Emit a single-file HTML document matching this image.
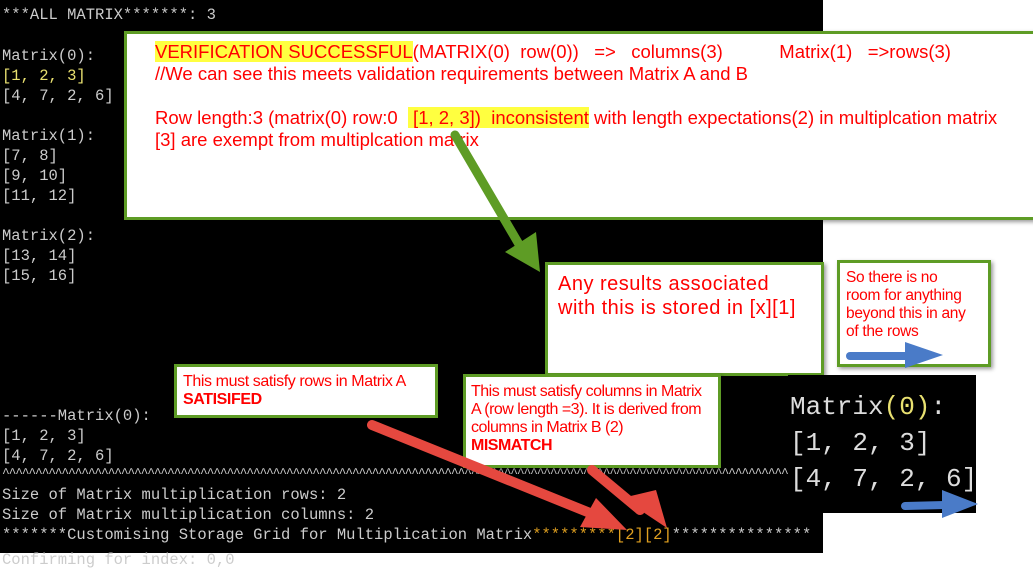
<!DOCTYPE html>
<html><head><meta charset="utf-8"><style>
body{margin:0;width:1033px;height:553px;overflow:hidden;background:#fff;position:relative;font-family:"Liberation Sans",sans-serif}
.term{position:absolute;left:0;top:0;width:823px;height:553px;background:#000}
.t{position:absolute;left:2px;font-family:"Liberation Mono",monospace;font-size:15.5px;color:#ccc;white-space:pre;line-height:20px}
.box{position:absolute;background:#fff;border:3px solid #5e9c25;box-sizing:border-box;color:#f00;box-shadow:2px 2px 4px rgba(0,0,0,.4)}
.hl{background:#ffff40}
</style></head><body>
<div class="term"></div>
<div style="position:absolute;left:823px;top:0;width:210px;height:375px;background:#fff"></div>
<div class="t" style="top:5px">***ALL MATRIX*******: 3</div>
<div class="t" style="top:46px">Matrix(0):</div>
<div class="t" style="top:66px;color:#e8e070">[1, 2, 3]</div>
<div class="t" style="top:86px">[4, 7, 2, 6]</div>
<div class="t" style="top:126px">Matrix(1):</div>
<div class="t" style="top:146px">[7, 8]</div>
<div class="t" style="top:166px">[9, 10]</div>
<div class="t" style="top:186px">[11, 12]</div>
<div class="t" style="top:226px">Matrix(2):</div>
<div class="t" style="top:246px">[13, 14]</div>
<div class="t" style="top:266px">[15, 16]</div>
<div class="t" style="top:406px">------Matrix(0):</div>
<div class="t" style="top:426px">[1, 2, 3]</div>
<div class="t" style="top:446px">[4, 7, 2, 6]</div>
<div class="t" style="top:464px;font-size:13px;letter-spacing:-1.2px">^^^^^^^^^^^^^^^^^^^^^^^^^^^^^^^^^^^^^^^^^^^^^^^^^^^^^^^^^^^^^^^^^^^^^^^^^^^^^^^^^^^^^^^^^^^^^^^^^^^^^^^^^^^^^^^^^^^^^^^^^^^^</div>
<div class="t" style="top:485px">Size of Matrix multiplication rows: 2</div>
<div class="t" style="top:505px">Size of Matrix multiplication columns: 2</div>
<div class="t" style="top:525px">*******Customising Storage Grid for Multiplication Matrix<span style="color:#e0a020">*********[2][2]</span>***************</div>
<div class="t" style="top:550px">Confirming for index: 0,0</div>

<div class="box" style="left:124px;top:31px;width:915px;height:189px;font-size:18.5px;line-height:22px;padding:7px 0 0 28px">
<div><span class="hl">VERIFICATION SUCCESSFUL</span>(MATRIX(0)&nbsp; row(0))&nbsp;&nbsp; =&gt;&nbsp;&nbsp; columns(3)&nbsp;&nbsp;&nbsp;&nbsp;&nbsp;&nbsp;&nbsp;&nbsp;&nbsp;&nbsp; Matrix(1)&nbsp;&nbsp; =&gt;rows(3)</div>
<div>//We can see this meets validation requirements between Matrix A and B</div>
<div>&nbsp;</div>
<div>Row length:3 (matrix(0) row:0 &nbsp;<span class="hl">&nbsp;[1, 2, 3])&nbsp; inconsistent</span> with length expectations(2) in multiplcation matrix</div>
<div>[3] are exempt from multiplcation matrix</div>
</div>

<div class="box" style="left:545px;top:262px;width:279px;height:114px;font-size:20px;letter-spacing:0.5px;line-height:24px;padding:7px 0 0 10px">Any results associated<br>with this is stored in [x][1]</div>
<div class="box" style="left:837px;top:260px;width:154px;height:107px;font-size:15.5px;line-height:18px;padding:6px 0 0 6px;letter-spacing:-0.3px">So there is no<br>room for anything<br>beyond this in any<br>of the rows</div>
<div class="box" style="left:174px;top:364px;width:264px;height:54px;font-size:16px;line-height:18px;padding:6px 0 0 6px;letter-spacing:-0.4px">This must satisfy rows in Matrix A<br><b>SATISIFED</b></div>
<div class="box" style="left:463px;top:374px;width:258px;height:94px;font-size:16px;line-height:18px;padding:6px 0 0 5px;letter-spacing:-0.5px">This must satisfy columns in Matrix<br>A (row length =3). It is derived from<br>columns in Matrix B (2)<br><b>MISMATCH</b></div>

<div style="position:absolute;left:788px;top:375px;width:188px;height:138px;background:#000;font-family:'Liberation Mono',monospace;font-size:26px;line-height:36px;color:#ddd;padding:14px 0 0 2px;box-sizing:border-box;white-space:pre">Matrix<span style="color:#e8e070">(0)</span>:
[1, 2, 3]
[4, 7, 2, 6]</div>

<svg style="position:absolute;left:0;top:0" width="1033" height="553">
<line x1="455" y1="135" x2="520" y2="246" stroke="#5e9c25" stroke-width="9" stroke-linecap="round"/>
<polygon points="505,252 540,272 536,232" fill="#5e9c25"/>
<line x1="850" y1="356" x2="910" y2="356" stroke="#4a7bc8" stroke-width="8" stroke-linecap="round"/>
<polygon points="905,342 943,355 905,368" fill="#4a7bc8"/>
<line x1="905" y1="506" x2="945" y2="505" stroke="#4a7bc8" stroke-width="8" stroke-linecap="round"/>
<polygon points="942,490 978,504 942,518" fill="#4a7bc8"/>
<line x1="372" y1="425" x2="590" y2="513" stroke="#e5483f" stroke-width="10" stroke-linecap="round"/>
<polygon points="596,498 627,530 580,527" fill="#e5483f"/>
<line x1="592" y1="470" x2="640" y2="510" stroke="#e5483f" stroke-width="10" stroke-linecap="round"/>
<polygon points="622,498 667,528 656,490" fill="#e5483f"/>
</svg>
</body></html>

——

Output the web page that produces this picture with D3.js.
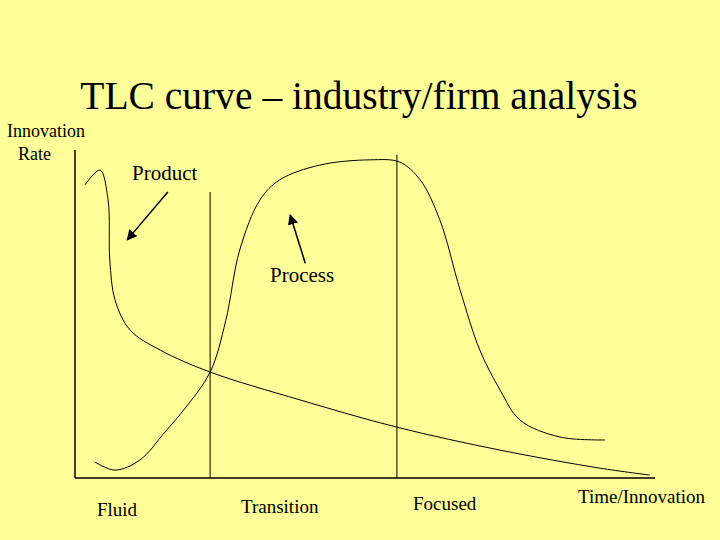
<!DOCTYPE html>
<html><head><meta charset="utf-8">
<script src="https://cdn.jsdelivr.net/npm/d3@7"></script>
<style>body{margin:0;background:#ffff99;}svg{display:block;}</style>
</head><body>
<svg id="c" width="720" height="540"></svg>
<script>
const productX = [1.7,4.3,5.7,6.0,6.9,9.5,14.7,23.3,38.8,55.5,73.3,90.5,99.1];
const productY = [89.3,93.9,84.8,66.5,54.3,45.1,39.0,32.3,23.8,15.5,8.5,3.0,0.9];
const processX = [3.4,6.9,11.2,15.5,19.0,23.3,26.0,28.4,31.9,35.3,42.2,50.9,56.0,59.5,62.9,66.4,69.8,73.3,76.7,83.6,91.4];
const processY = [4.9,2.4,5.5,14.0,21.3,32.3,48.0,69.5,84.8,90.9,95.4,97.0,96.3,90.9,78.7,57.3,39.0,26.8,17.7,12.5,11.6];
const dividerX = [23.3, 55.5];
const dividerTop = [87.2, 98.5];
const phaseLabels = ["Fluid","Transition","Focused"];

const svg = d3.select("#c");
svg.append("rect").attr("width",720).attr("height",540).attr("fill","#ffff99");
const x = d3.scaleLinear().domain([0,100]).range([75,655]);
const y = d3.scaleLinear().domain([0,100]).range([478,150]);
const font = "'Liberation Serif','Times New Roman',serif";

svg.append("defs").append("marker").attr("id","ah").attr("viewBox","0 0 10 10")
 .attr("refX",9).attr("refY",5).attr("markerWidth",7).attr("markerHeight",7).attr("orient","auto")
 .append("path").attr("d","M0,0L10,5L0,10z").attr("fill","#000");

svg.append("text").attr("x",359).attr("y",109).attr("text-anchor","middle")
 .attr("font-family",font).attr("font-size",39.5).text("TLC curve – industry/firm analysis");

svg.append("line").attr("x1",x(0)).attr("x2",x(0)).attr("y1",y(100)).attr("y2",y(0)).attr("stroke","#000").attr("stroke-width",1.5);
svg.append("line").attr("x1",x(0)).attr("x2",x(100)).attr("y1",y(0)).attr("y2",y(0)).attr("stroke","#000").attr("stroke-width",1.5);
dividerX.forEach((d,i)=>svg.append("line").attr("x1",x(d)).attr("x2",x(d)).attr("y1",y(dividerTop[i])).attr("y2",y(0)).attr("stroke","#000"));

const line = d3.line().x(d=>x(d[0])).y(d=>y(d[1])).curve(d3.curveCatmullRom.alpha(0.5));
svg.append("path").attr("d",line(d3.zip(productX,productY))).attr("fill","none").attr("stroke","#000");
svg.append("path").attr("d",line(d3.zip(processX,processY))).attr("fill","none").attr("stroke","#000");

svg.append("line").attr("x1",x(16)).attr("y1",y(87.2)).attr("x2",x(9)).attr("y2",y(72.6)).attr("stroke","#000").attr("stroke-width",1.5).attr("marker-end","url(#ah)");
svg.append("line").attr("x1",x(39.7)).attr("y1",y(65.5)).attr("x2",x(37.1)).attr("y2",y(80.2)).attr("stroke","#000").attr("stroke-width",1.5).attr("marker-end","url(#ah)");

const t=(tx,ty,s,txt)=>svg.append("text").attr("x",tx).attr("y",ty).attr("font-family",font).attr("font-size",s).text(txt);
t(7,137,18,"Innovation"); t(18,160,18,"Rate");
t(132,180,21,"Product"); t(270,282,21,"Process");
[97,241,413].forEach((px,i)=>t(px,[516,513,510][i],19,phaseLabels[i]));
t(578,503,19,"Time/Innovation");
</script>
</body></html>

——

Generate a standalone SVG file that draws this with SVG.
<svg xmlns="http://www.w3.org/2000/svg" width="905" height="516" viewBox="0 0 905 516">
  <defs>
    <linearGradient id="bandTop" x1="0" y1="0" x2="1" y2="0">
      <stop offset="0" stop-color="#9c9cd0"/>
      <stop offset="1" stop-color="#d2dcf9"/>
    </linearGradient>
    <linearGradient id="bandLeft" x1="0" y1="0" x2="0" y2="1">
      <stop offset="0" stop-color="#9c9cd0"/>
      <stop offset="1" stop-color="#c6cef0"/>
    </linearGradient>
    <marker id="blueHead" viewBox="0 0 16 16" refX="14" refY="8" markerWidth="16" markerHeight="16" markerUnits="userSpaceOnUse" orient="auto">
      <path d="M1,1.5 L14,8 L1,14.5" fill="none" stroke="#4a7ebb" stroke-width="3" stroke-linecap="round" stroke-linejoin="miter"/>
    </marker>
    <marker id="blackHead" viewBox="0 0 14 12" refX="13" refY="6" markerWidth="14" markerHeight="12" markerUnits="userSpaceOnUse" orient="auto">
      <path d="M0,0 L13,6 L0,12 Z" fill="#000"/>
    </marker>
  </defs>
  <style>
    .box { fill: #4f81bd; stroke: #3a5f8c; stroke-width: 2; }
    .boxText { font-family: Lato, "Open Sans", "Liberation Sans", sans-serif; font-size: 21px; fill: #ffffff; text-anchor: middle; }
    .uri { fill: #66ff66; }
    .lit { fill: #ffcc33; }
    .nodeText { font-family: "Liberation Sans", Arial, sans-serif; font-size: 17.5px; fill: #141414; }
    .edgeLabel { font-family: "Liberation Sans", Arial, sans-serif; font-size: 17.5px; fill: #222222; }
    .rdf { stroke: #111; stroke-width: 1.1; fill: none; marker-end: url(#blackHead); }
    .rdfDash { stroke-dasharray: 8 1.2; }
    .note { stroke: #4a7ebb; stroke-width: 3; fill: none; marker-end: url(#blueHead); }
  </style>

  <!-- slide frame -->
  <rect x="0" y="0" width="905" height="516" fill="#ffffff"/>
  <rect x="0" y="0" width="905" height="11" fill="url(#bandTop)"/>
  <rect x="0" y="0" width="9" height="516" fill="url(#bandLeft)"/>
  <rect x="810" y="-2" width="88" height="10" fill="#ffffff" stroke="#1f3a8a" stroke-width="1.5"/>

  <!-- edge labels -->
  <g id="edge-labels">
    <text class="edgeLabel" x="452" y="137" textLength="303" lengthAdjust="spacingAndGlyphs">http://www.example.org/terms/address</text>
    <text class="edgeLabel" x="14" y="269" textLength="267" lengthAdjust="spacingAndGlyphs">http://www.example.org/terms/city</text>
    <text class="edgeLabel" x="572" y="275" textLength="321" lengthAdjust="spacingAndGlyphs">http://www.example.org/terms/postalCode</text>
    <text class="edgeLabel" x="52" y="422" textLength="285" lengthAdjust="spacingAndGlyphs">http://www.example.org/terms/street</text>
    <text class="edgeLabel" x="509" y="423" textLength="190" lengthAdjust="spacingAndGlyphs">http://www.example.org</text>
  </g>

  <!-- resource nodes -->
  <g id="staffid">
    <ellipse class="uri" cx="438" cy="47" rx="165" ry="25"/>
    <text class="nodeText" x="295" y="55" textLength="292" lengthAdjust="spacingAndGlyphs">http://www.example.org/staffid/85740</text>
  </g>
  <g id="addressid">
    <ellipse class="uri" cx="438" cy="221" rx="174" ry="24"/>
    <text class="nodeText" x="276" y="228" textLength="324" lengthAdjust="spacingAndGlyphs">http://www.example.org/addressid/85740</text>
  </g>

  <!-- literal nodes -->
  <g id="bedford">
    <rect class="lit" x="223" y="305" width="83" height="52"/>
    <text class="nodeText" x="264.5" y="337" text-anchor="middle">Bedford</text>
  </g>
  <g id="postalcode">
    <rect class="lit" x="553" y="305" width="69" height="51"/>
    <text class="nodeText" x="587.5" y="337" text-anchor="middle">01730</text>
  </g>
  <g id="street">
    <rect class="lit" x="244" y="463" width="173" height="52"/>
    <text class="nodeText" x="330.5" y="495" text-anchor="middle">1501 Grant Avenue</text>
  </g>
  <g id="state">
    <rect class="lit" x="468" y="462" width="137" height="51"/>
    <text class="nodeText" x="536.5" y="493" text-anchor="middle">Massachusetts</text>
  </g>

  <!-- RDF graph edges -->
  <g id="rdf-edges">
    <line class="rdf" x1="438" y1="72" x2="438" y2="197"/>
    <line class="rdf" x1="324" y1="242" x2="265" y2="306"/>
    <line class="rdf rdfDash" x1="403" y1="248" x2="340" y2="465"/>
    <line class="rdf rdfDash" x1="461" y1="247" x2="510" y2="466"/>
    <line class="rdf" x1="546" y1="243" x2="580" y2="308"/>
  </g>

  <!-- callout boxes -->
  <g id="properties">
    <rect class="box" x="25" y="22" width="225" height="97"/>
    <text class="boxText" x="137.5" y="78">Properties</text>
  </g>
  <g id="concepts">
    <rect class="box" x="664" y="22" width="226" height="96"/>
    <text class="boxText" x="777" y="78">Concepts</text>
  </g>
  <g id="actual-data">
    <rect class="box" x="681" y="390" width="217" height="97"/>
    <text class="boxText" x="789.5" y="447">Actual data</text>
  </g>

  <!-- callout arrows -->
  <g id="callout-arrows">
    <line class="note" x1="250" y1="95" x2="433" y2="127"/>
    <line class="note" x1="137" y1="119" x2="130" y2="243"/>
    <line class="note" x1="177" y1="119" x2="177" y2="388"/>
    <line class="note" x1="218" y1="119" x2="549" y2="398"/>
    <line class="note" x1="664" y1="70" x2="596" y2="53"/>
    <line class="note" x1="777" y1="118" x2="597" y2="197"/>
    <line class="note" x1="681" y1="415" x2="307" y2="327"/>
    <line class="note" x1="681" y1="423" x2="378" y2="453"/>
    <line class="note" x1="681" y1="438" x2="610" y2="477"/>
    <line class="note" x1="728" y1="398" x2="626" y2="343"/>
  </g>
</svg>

——

Objective:
Copy exactly the stretch of lines that starts at the line holding "Emit a single-file" and ends at the line holding "for index: 0,0</div>". Drop the pictures.

Answer for the task:
Emit a single-file HTML document matching this image.
<!DOCTYPE html>
<html><head><meta charset="utf-8"><style>
body{margin:0;width:1033px;height:553px;overflow:hidden;background:#fff;position:relative;font-family:"Liberation Sans",sans-serif}
.term{position:absolute;left:0;top:0;width:823px;height:553px;background:#000}
.t{position:absolute;left:2px;font-family:"Liberation Mono",monospace;font-size:15.5px;color:#ccc;white-space:pre;line-height:20px}
.box{position:absolute;background:#fff;border:3px solid #5e9c25;box-sizing:border-box;color:#f00;box-shadow:2px 2px 4px rgba(0,0,0,.4)}
.hl{background:#ffff40}
</style></head><body>
<div class="term"></div>
<div style="position:absolute;left:823px;top:0;width:210px;height:375px;background:#fff"></div>
<div class="t" style="top:5px">***ALL MATRIX*******: 3</div>
<div class="t" style="top:46px">Matrix(0):</div>
<div class="t" style="top:66px;color:#e8e070">[1, 2, 3]</div>
<div class="t" style="top:86px">[4, 7, 2, 6]</div>
<div class="t" style="top:126px">Matrix(1):</div>
<div class="t" style="top:146px">[7, 8]</div>
<div class="t" style="top:166px">[9, 10]</div>
<div class="t" style="top:186px">[11, 12]</div>
<div class="t" style="top:226px">Matrix(2):</div>
<div class="t" style="top:246px">[13, 14]</div>
<div class="t" style="top:266px">[15, 16]</div>
<div class="t" style="top:406px">------Matrix(0):</div>
<div class="t" style="top:426px">[1, 2, 3]</div>
<div class="t" style="top:446px">[4, 7, 2, 6]</div>
<div class="t" style="top:464px;font-size:13px;letter-spacing:-1.2px">^^^^^^^^^^^^^^^^^^^^^^^^^^^^^^^^^^^^^^^^^^^^^^^^^^^^^^^^^^^^^^^^^^^^^^^^^^^^^^^^^^^^^^^^^^^^^^^^^^^^^^^^^^^^^^^^^^^^^^^^^^^^</div>
<div class="t" style="top:485px">Size of Matrix multiplication rows: 2</div>
<div class="t" style="top:505px">Size of Matrix multiplication columns: 2</div>
<div class="t" style="top:525px">*******Customising Storage Grid for Multiplication Matrix<span style="color:#e0a020">*********[2][2]</span>***************</div>
<div class="t" style="top:550px">Confirming for index: 0,0</div>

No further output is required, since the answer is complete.